_Dataset section_
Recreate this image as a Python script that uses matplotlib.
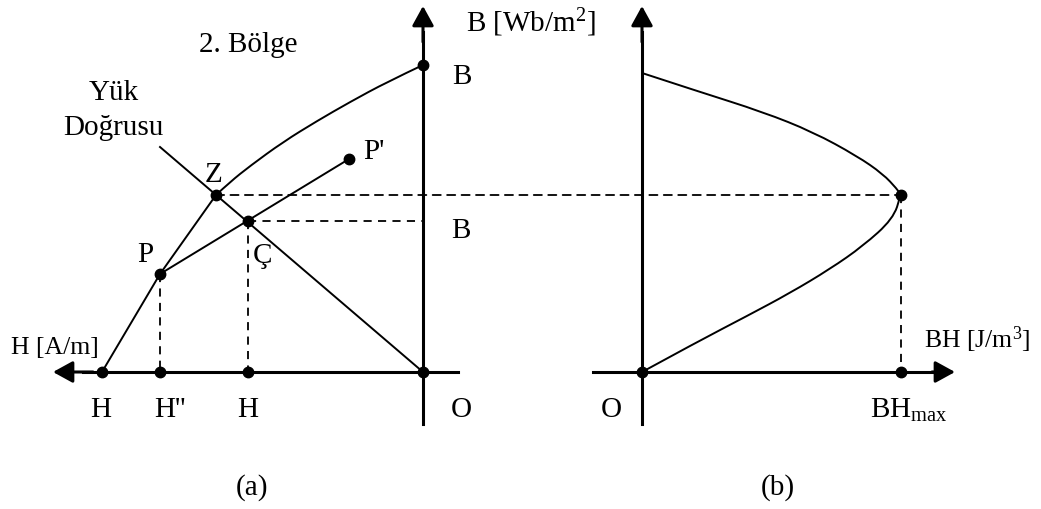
import matplotlib.pyplot as plt
from matplotlib.patches import ConnectionPatch, PathPatch
from matplotlib.path import Path

plt.rcParams['font.family'] = 'Liberation Serif'
plt.rcParams['mathtext.fontset'] = 'custom'
plt.rcParams['mathtext.rm'] = 'Liberation Serif'
plt.rcParams['mathtext.it'] = 'Liberation Serif:italic'

# demagnetisation curve in the 2nd quadrant (H is negative)
demag_H = [-3.21, -2.63, -2.07, -1.93, -1.73, -1.40, -1.06, -0.73, -0.36, 0.0]
demag_B = [0.0, 0.98, 1.77, 1.90, 2.06, 2.30, 2.51, 2.70, 2.90, 3.07]

# load line (through Z and C) and recoil line P -> P'
load_H = [-2.63, 0.0]
load_B = [2.25, 0.0]
recoil_H = [-2.63, -0.74]
recoil_B = [0.98, 2.13]

Z = (-2.07, 1.77)
C = (-1.75, 1.51)
P = (-2.63, 0.98)
P_prime = (-0.74, 2.13)
Br = 3.07
Hc = -3.21

# energy product BH against B
bh_BH = [0.0, 0.55, 1.21, 1.71, 2.15, 2.41, 2.55, 2.59, 2.51, 2.21, 1.88, 1.48, 1.05, 0.55, 0.0]
bh_B = [2.99, 2.81, 2.60, 2.40, 2.16, 1.98, 1.83, 1.77, 1.53, 1.26, 1.03, 0.79, 0.56, 0.30, 0.0]
bh_max = 2.59

FS = 21
FS_UNIT = 18.5
AXIS_LW = 2.2
CURVE_LW = 1.4
DASH = dict(color='black', lw=1.3, linestyle=(0, (4.5, 3.5)))
DOT = dict(marker='o', markersize=7.5, color='black', linestyle='none', zorder=5)

fig = plt.figure(figsize=(10.41, 5.10), dpi=100)
ax1 = fig.add_axes([0, 0, 520 / 1041, 1])
ax2 = fig.add_axes([520 / 1041, 0, 521 / 1041, 1])
ax1.set_xlim(-4.23, 0.97)
ax2.set_xlim(-1.22, 3.99)
for ax in (ax1, ax2):
    ax.set_ylim(-1.37, 3.73)
    ax.axis('off')


def arrow(ax, start, end):
    ax.annotate('', xy=end, xytext=start,
                arrowprops=dict(arrowstyle='-|>,head_length=0.6,head_width=0.33',
                                mutation_scale=20, lw=AXIS_LW, color='black',
                                shrinkA=0, shrinkB=0))


def smooth_curve(ax, xs, ys):
    # quadratic bezier through the midpoints, starting and ending on the end points
    verts = [(xs[0], ys[0])]
    codes = [Path.MOVETO]
    n = len(xs)
    for i in range(1, n - 1):
        if i == n - 2:
            end = (xs[-1], ys[-1])
        else:
            end = ((xs[i] + xs[i + 1]) / 2, (ys[i] + ys[i + 1]) / 2)
        verts += [(xs[i], ys[i]), end]
        codes += [Path.CURVE3, Path.CURVE3]
    ax.add_patch(PathPatch(Path(verts, codes), fill=False, edgecolor='black',
                           lw=CURVE_LW, capstyle='round'))


# (a) B-H plane
ax1.plot([0, 0], [-0.52, 3.4], color='black', lw=AXIS_LW)
arrow(ax1, (0, 3.3), (0, 3.66))
ax1.plot([0.35, -3.4], [0, 0], color='black', lw=AXIS_LW)
arrow(ax1, (-3.3, 0), (-3.70, 0))

ax1.plot(demag_H[:3], demag_B[:3], color='black', lw=CURVE_LW)
smooth_curve(ax1, demag_H[2:], demag_B[2:])
ax1.plot(load_H, load_B, color='black', lw=CURVE_LW)
ax1.plot(recoil_H, recoil_B, color='black', lw=CURVE_LW)

ax1.plot([C[0], 0], [C[1], C[1]], **DASH)
ax1.plot([C[0], C[0]], [C[1], 0], **DASH)
ax1.plot([P[0], P[0]], [P[1], 0], **DASH)

ax1.plot([0, Z[0], C[0], P[0], P_prime[0], Hc, P[0], C[0], 0],
         [Br, Z[1], C[1], P[1], P_prime[1], 0, 0, 0, 0], **DOT)

ax1.text(-1.75, 3.28, '2. Bölge', fontsize=FS, ha='center', va='center')
ax1.text(-3.09, 2.80, 'Yük', fontsize=FS, ha='center', va='center')
ax1.text(-3.10, 2.45, 'Doğrusu', fontsize=FS, ha='center', va='center')
ax1.text(-2.10, 1.98, 'Z', fontsize=FS, ha='center', va='center')
ax1.text(-0.60, 2.21, "P'", fontsize=FS, ha='left', va='center')
ax1.text(-2.78, 1.18, 'P', fontsize=FS, ha='center', va='center')
ax1.text(-1.61, 1.17, 'Ç', fontsize=FS, ha='center', va='center')
ax1.text(0.39, 2.96, 'B', fontsize=FS, ha='center', va='center')
ax1.text(0.38, 1.42, 'B', fontsize=FS, ha='center', va='center')
ax1.text(0.43, 3.50, 'B [Wb/m$^\\mathrm{2}$]', fontsize=FS, ha='left', va='center')
ax1.text(-3.68, 0.25, 'H [A/m]', fontsize=FS_UNIT, ha='center', va='center')
ax1.text(-3.22, -0.37, 'H', fontsize=FS, ha='center', va='center')
ax1.text(-2.53, -0.37, "H''", fontsize=FS, ha='center', va='center')
ax1.text(-1.75, -0.37, 'H', fontsize=FS, ha='center', va='center')
ax1.text(0.38, -0.37, 'O', fontsize=FS, ha='center', va='center')
ax1.text(-1.71, -1.15, '(a)', fontsize=FS, ha='center', va='center')

# (b) BH-B plane
ax2.plot([0, 0], [-0.52, 3.4], color='black', lw=AXIS_LW)
arrow(ax2, (0, 3.3), (0, 3.66))
ax2.plot([-0.49, 3.0], [0, 0], color='black', lw=AXIS_LW)
arrow(ax2, (2.9, 0), (3.13, 0))

smooth_curve(ax2, bh_BH, bh_B)
ax2.plot([bh_max, bh_max], [Z[1], 0], **DASH)
ax2.plot([0, bh_max, bh_max], [0, Z[1], 0], **DOT)

# dashed link from Z across to the BH maximum
link = ConnectionPatch(xyA=Z, coordsA=ax1.transData,
                       xyB=(bh_max, Z[1]), coordsB=ax2.transData,
                       color='black', lw=1.3, linestyle=(0, (4.5, 3.5)))
fig.add_artist(link)

ax2.text(-0.31, -0.37, 'O', fontsize=FS, ha='center', va='center')
ax2.text(2.28, -0.37, 'BH$_\\mathrm{max}$', fontsize=FS, ha='left', va='center')
ax2.text(3.35, 0.33, 'BH [J/m$^\\mathrm{3}$]', fontsize=FS_UNIT, ha='center', va='center')
ax2.text(1.36, -1.15, '(b)', fontsize=FS, ha='center', va='center')

fig.savefig('out.png', dpi=100)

_Written task_
Repeat only what lies between the start of the data and the end of the line containing "ax.axis('off')", exactly, with pictures left out.

_The reply_
Recreate this image as a Python script that uses matplotlib.
import matplotlib.pyplot as plt
from matplotlib.patches import ConnectionPatch, PathPatch
from matplotlib.path import Path

plt.rcParams['font.family'] = 'Liberation Serif'
plt.rcParams['mathtext.fontset'] = 'custom'
plt.rcParams['mathtext.rm'] = 'Liberation Serif'
plt.rcParams['mathtext.it'] = 'Liberation Serif:italic'

# demagnetisation curve in the 2nd quadrant (H is negative)
demag_H = [-3.21, -2.63, -2.07, -1.93, -1.73, -1.40, -1.06, -0.73, -0.36, 0.0]
demag_B = [0.0, 0.98, 1.77, 1.90, 2.06, 2.30, 2.51, 2.70, 2.90, 3.07]

# load line (through Z and C) and recoil line P -> P'
load_H = [-2.63, 0.0]
load_B = [2.25, 0.0]
recoil_H = [-2.63, -0.74]
recoil_B = [0.98, 2.13]

Z = (-2.07, 1.77)
C = (-1.75, 1.51)
P = (-2.63, 0.98)
P_prime = (-0.74, 2.13)
Br = 3.07
Hc = -3.21

# energy product BH against B
bh_BH = [0.0, 0.55, 1.21, 1.71, 2.15, 2.41, 2.55, 2.59, 2.51, 2.21, 1.88, 1.48, 1.05, 0.55, 0.0]
bh_B = [2.99, 2.81, 2.60, 2.40, 2.16, 1.98, 1.83, 1.77, 1.53, 1.26, 1.03, 0.79, 0.56, 0.30, 0.0]
bh_max = 2.59

FS = 21
FS_UNIT = 18.5
AXIS_LW = 2.2
CURVE_LW = 1.4
DASH = dict(color='black', lw=1.3, linestyle=(0, (4.5, 3.5)))
DOT = dict(marker='o', markersize=7.5, color='black', linestyle='none', zorder=5)

fig = plt.figure(figsize=(10.41, 5.10), dpi=100)
ax1 = fig.add_axes([0, 0, 520 / 1041, 1])
ax2 = fig.add_axes([520 / 1041, 0, 521 / 1041, 1])
ax1.set_xlim(-4.23, 0.97)
ax2.set_xlim(-1.22, 3.99)
for ax in (ax1, ax2):
    ax.set_ylim(-1.37, 3.73)
    ax.axis('off')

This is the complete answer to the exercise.